A NOVA ONDA DO NEONAZISMO

Nos anos 80, o Rio Grande do Sul teve uma enxurrada de denúncias sobre organizações nazistas. Surgiram núcleos por todo lado. Um deles estaria na cidade onde eu morava.

Não revelo onde era, porque a conversa pode perder o foco e eu gosto demais dessa cidade. Não interessa a localidade, nem adianta ficar especulando sobre o nome (eu morei em três cidades nos anos 80), porque diziam que havia neonazistas por toda parte.

Eu era correspondente da Caldas Júnior. Procurei e encontrei um desses nazistas, filho do dono de uma pequena joalheria.

O cara pediu que o encontro fosse num bar. Tinha uns 25 anos e logo jogou na mesa, sem nenhuma discrição, uma pequena suástica de ouro que ele mesmo fazia na joalheria. Era para dependurar numa correntinha no pescoço, mas nem ele usava.

O sujeito parecia um bobão alegre, que nem sabia direito o que defendia. Perguntei se havia mais gente da turma dele com quem eu poderia falar.

Ele me indicou três jovens que até teriam comprado a suástica. Fui conferir, mas os outros saltaram fora.

Procurei e não achei o núcleo de nazistas. Avisei meu chefe Claiton Selistre, na Central do Interior da Caldas Júnior, sobre o que havia apurado.

A decisão foi a de aguardar para ver se surgiria algo mais consistente. Informei ao advogado Ben-Hur Mafra (que já havia me defendido num processo acionado contra mim por um grupo ligado à ditadura), para que ficássemos atentos, e não houve reportagem alguma.

O nazista era um guri que se achava nazista, numa cidade em que, na direção contrária, o debate pela democracia germinava nas esquinas, nas escolas e na universidade. A cidade não podia ser estigmatizada por um falastrão.

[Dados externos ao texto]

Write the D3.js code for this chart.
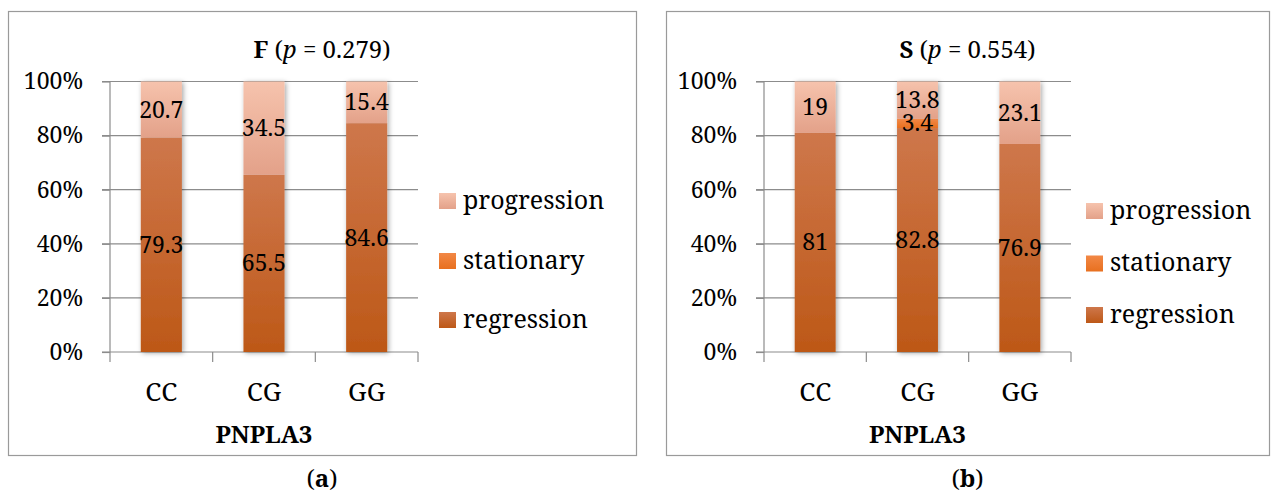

Não havia um grupo organizado de nazistas, mas um cara (quantos mais?) que se dizia nazista e nem usava a suástica que ele fazia.

Só que tempos depois uma revista de circulação nacional enviou um repórter à cidade e fez o que eu não havia feito. Estava lá, em muitas páginas, a cidade que fabricava suásticas. O bobalhão aparecia como líder do nazismo.

Era preciso achar os nazistas e torná-los organizados, unidos e numerosos, mesmo que sem nomes e rostos. Era o jornalismo pilantra, que sempre existiu e que não perde a viagem. Se o cara foi procurar nazistas, teria de encontrá-los.

Falo disso agora, com essa nova onda de nazistas e fascistas, e me pergunto sobre a dimensão da pregação desse pessoal, em termos de números, de organização e de influências.

Já fui alertado por um pesquisador, ao tratar do assunto aqui há muitos anos, que nós nos encarregamos de dizer que eles são muitos, quando são apenas alguns.

Não será por isso que vamos subestimá-los, de jeito nenhum. Mas não podemos ajudar a fortalecê-los.

E nada disso significa que nazistas, muitos com lastro ideológico e ação política, e que devem ser denunciados e enquadrados, sejam os mesmos racistas que se disseminam pelo Estado. Nada disso.

Um racista não é, necessariamente, um neonazista. Mas pode estar a caminho de vir a ser, se encontrar a sua turma.

Estamos diante do desafio de descobrir se, desta vez, o nazismo está mesmo se alastrando mais do que no tempo da ditadura. De racistas, já se sabe, o Rio Grande do Sul está cheio.